Taking hopeful signs like these into account, make no mistake: Our field’s new appreciation for research and evidence is still quite a ways from producing much. Far too many still look to evidence-sketchy pap-dealers like Sir Ken Robinson for wisdom and direction over cognitive scientists like Dan Willingham, for example, and far too many evidence-weak practices and policies are still deeply grooved into our schools, wasting loads of kid potential and professional time and energy. Plus, when it comes to implementing sound practices, field bureaucrats—clearly unaware of just how little experience the field has with all this—are still awfully clumsy on just how to bring research and evidence bases effectively into the improvement process. Brookings fellow Mark Dynarski, for instance, after reviewing a stack of states’ ESSA plans earlier this month—and the shiny new “evidence to strengthen investments” I mentioned above as a step forward—concluded, “Overall, it is hard not to reach the conclusion that plans mostly ignored research on what works and what does not to achieve particular outcomes.”
Ouch, right?
Well, not for those of us who knew it would be this way. For if you know just how weak our evidence-informed pulse has been and for how long, you’ll know it’ll take a lot of hard exercise—plus a couple surgeries, maybe—before evidence-sound improvements truly stand a chance of coursing through our systems.
To reiterate, this post was intended to be an appreciation that we’d shown a pulse, not a proficiency. Call it a lame victory, but there’s no way we can achieve proficiency without a pulse. It’s the dreaded “incremental progress,” but hey: I’ve lived, studied, and railed on the research-and-evidence-in-education issue for some time, so I’m just being real about it. The pulse itself is something to be thankful for, believe me.
Accordingly, I’m managing my expectations and looking on this time with a sense of bemusement—like watching a small puppy chasing its tail. We’re so dumb about the reality that we’re actually sort of adorable. (It’s a novelty that will wear off quickly, however, when furniture starts getting knocked over.)
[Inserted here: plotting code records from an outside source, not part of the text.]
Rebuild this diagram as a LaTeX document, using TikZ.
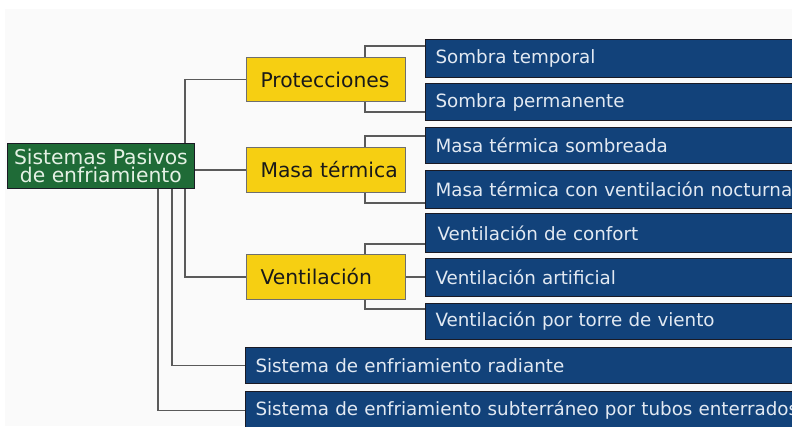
\documentclass[tikz,border=0pt]{standalone}
\usepackage{fontspec}
\setmainfont{DejaVu Sans}
\usetikzlibrary{backgrounds}
\definecolor{bgc}{HTML}{FAFAFA}
\definecolor{gfill}{HTML}{1F6B37}
\definecolor{gtext}{HTML}{E4F1E4}
\definecolor{yfill}{HTML}{F6CF12}
\definecolor{yline}{HTML}{6E6E6E}
\definecolor{bfill}{HTML}{12427A}
\definecolor{bline}{HTML}{1A1A24}
\definecolor{btext}{HTML}{E2E9F2}
\definecolor{linec}{HTML}{5A5A5A}
\begin{document}
\begin{tikzpicture}[x=1pt,y=-1pt,
  greenbox/.style={fill=gfill, draw=bline, line width=0.8pt, minimum width=187pt, minimum height=45pt,
    inner sep=0pt, align=center, text=gtext, font=\fontsize{20.3}{18.5}\selectfont, anchor=north west},
  ybox/.style={fill=yfill, draw=yline, line width=1pt, text width=131pt, inner xsep=14pt, inner ysep=0pt,
    align=left, text=black!90, font=\fontsize{20.3}{24}\selectfont, anchor=north west},
  bbox/.style={fill=bfill, draw=bline, line width=1pt, text width=360pt, inner xsep=10pt, inner ysep=0pt,
    align=left, text=btext, font=\fontsize{18.3}{22}\selectfont, anchor=north west},
  conn/.style={draw=linec, line width=1.3pt}]
\useasboundingbox (0,0) rectangle (792,426);
% nodes
\node[greenbox] (g) at (7,143) {Sistemas Pasivos\\de enfriamiento};
\node[ybox, minimum height=44pt] (prot) at (246,57) {\mbox{Protecciones}};
\node[ybox, minimum height=45pt] (masa) at (246,147) {\mbox{Masa térmica}};
\node[ybox, minimum height=45pt] (vent) at (246,254) {\mbox{Ventilación}};
\node[bbox, minimum height=38pt] (b1) at (425,39) {Sombra temporal};
\node[bbox, minimum height=37pt] (b2) at (425,83) {Sombra permanente};
\node[bbox, minimum height=36pt] (b3) at (425,127) {Masa térmica sombreada};
\node[bbox, minimum height=38pt] (b4) at (425,170) {\mbox{Masa térmica con ventilación nocturna}};
\node[bbox, minimum height=39pt, inner xsep=12pt] (b5) at (425,213) {Ventilación de confort};
\node[bbox, minimum height=38pt] (b6) at (425,258) {Ventilación artificial};
\node[bbox, minimum height=36pt] (b7) at (425,303) {Ventilación por torre de viento};
\node[bbox, text width=600pt, minimum height=36pt] (rad) at (245,347) {Sistema de enfriamiento radiante};
\node[bbox, text width=600pt, minimum height=38pt] (sub) at (245,391) {\mbox{Sistema de enfriamiento subterráneo por tubos enterrados}};
\coordinate (x185) at (185,0);
\coordinate (x172) at (172,0);
\coordinate (x158) at (158,0);
\coordinate (x365) at (365,0);
\begin{scope}[on background layer]
\fill[bgc] (5,9) rectangle (792,426);
\draw[conn] (g.north -| x185) |- (prot.west);
\draw[conn] (g.south -| x185) |- (vent.west);
\draw[conn] (g.east |- masa.west) -- (masa.west);
\draw[conn] (g.south -| x172) |- (rad.west);
\draw[conn] (g.south -| x158) |- (sub.west);
\draw[conn] (prot.north -| x365) |- ([yshift=-7pt]b1.north west);
\draw[conn] (prot.south -| x365) |- ([yshift=9pt]b2.south west);
\draw[conn] (masa.north -| x365) |- ([yshift=-9pt]b3.north west);
\draw[conn] (masa.south -| x365) |- ([yshift=6pt]b4.south west);
\draw[conn] (vent.north -| x365) |- ([yshift=9pt]b5.south west);
\draw[conn] (vent.east) -- (vent.east -| b6.west);
\draw[conn] (vent.south -| x365) |- ([yshift=-6pt]b7.north west);
\end{scope}
\end{tikzpicture}
\end{document}
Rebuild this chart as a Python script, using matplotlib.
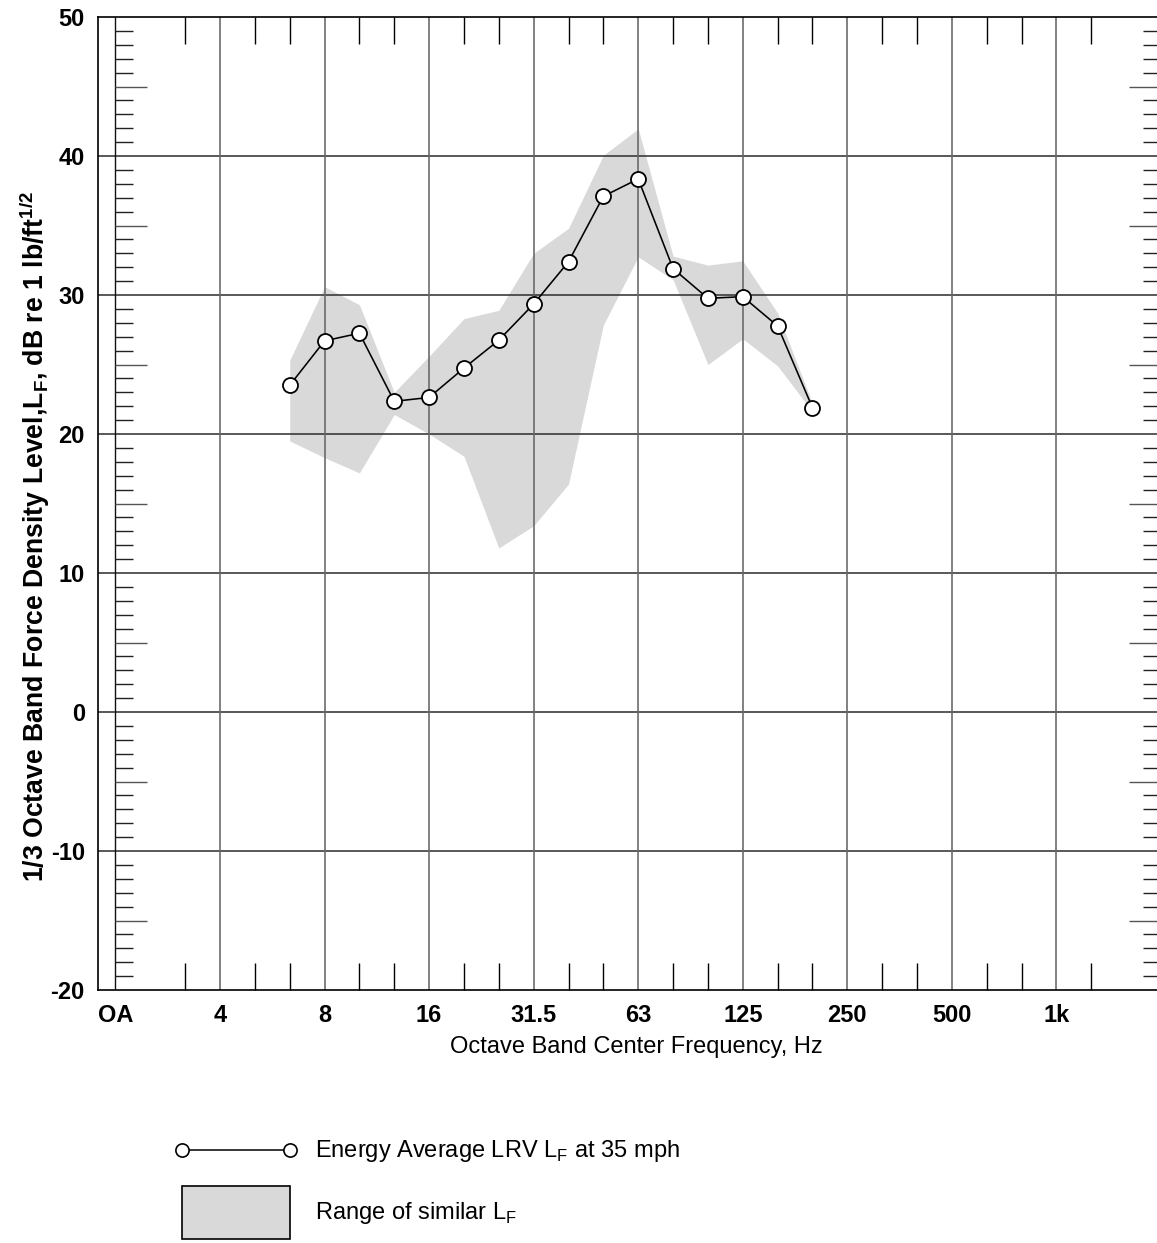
import numpy as np
import matplotlib
matplotlib.use("Agg")
import matplotlib.pyplot as plt
from matplotlib.lines import Line2D
from matplotlib.patches import Patch
from matplotlib.legend_handler import HandlerLine2D

plt.rcParams['font.family'] = ['Liberation Sans', 'DejaVu Sans']
plt.rcParams['mathtext.fontset'] = 'custom'
plt.rcParams['mathtext.rm'] = 'Liberation Sans'
plt.rcParams['mathtext.bf'] = 'Liberation Sans:bold'
plt.rcParams['axes.unicode_minus'] = False

# ---------------- data ----------------
freq_hz = [6.3, 8, 10, 12.5, 16, 20, 25, 31.5, 40, 50, 63, 80, 100, 125, 160, 200]
energy_avg = [23.5, 26.7, 27.25, 22.35, 22.63, 24.74, 26.75, 29.35, 32.39, 37.1,
              38.35, 31.9, 29.76, 29.88, 27.77, 21.89]
range_upper = [25.3, 30.6, 29.3, 23.0, 25.6, 28.3, 28.9, 33.0, 34.8, 40.05,
               41.96, 32.8, 32.15, 32.46, 28.7, 22.2]
range_lower = [19.5, 18.3, 17.2, 21.4, 20.0, 18.4, 11.8, 13.4, 16.4, 27.85,
               32.75, 31.1, 25.0, 26.85, 24.9, 21.6]

octave_labels = ['OA', '4', '8', '16', '31.5', '63', '125', '250', '500', '1k']
octave_freqs = [2, 4, 8, 16, 31.5, 63, 125, 250, 500, 1000]  # OA sits one octave below 4 Hz
ylim = (-20, 50)

# band index scale: 1/3-octave steps relative to 4 Hz
def band_pos(f):
    return np.round(3 * np.log2(np.asarray(f, dtype=float) / 4.0))

x = band_pos(freq_hz)
x_oct = band_pos(octave_freqs)
x_min, x_max = -3.5, 27.0

# ---------------- figure ----------------
W, H = 1157, 1243
fig = plt.figure(figsize=(W / 100, H / 100), dpi=100)
ax = fig.add_axes([98 / W, 253 / H, (1161 - 98) / W, (990 - 17) / H])
ax.set_xlim(x_min, x_max)
ax.set_ylim(*ylim)

px_x = (x_max - x_min) / (1161 - 98)   # data units per pixel (x)

# shaded range
ax.fill_between(x, range_lower, range_upper, color='#d9d9d9', lw=0, zorder=1)

# grid
for yv in range(ylim[0] + 10, ylim[1], 10):
    ax.axhline(yv, color='#333333', lw=1.15, zorder=2)
for xv in x_oct[1:]:
    ax.axvline(xv, color='#666666', lw=1.15, zorder=2)
ax.axvline(x_oct[0], color='#111111', lw=1.0, zorder=2)

# y minor ticks (left from OA line, right at spine)
ytr = ax.get_yaxis_transform()
ax_w_px = 1161 - 98
for yv in range(ylim[0] + 1, ylim[1]):
    if yv % 10 == 0:
        continue
    L = 32 if yv % 5 == 0 else 18
    col = '#555555' if yv % 5 == 0 else '#222222'
    ax.hlines(yv, x_oct[0], x_oct[0] + L * px_x, color=col, lw=1.0, zorder=2)
    ax.hlines(yv, 1 - L / ax_w_px, 1, color=col, lw=1.0, zorder=2, transform=ytr)

# line + markers
ax.plot(x, energy_avg, color='black', lw=1.15, marker='o', ms=10.8,
        mfc='white', mec='black', mew=1.3, zorder=4)

# x ticks
ax.set_xticks(x_oct)
ax.set_xticklabels(octave_labels)
minor = [i for i in range(-1, 26) if i % 3 != 0]
ax.set_xticks(minor, minor=True)
ax.tick_params(axis='x', which='minor', direction='in', length=19.5, width=1.0,
               color='black', top=True, bottom=True)
ax.tick_params(axis='x', which='major', length=0, pad=10, labelsize=17)
ax.set_yticks(range(ylim[0], ylim[1] + 1, 10))
ax.tick_params(axis='y', which='major', length=0, pad=9.5, labelsize=17)
for lab in ax.get_xticklabels() + ax.get_yticklabels():
    lab.set_fontweight('bold')

for s in ax.spines.values():
    s.set_linewidth(1.2)
    s.set_zorder(5)

ax.set_xlabel('Octave Band Center Frequency, Hz', fontsize=17)
ax.xaxis.set_label_coords((636.5 - 98) / ax_w_px, (990 - 1047) / 973)
ax.xaxis.label.set_va('center')
ax.set_ylabel(r'1/3 Octave Band Force Density Level,L$_\mathbf{F}$, dB re 1 lb/ft$^\mathbf{1/2}$',
              fontsize=19.2, fontweight='bold')
ax.yaxis.set_label_coords((35 - 98) / ax_w_px, (990 - 536.5) / 973)
ax.yaxis.label.set_va('center')


class CenteredLineHandler(HandlerLine2D):
    """Line handle lowered to sit on the text centre inside a tall handle box."""
    def __init__(self, dy=0.0, **kw):
        super().__init__(**kw)
        self._dy = dy

    def create_artists(self, legend, orig_handle, xdescent, ydescent,
                       width, height, fontsize, trans):
        arts = super().create_artists(legend, orig_handle, xdescent, ydescent,
                                      width, height, fontsize, trans)
        for a in arts:
            a.set_ydata(np.asarray(a.get_ydata()) - self._dy)
        return arts


# legend
fs = 17
fs_px = fs * 100 / 72
hh = (53 / fs_px - 0.245) / 0.65
h_line = Line2D([], [], color='black', lw=1.1, marker='o', ms=9.5, mfc='white',
                mec='black', mew=1.2)
h_patch = Patch(facecolor='#d9d9d9', edgecolor='black', lw=1.2)
leg = fig.legend([h_line, h_patch],
                 [r'Energy Average LRV L$_\mathregular{F}$ at 35 mph',
                  r'Range of similar L$_\mathregular{F}$'],
                 loc='upper left', bbox_to_anchor=(182 / W, (H - 1124) / H),
                 frameon=False, fontsize=fs, numpoints=2,
                 handlelength=108 / fs_px, handleheight=hh,
                 handletextpad=25 / fs_px, labelspacing=8.5 / fs_px,
                 borderpad=0, borderaxespad=0,
                 handler_map={Line2D: CenteredLineHandler(dy=6.5, marker_pad=0)})

fig.savefig('out.png', dpi=100)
Keeping in mind that we’re still in this early phase, I’ll spend my remaining guest posts discussing some ways we can start getting the kinds of “exercise” we’ll need to strengthen the faint—but definitely present—research-and-evidence pulse I’m so thankful for, both at levels of (1) schools and systems implementing research-to-practice improvement strategies and (2) individual education professionals becoming practical leaders through research. I hope you find the discussion useful, and I look forward to engaging.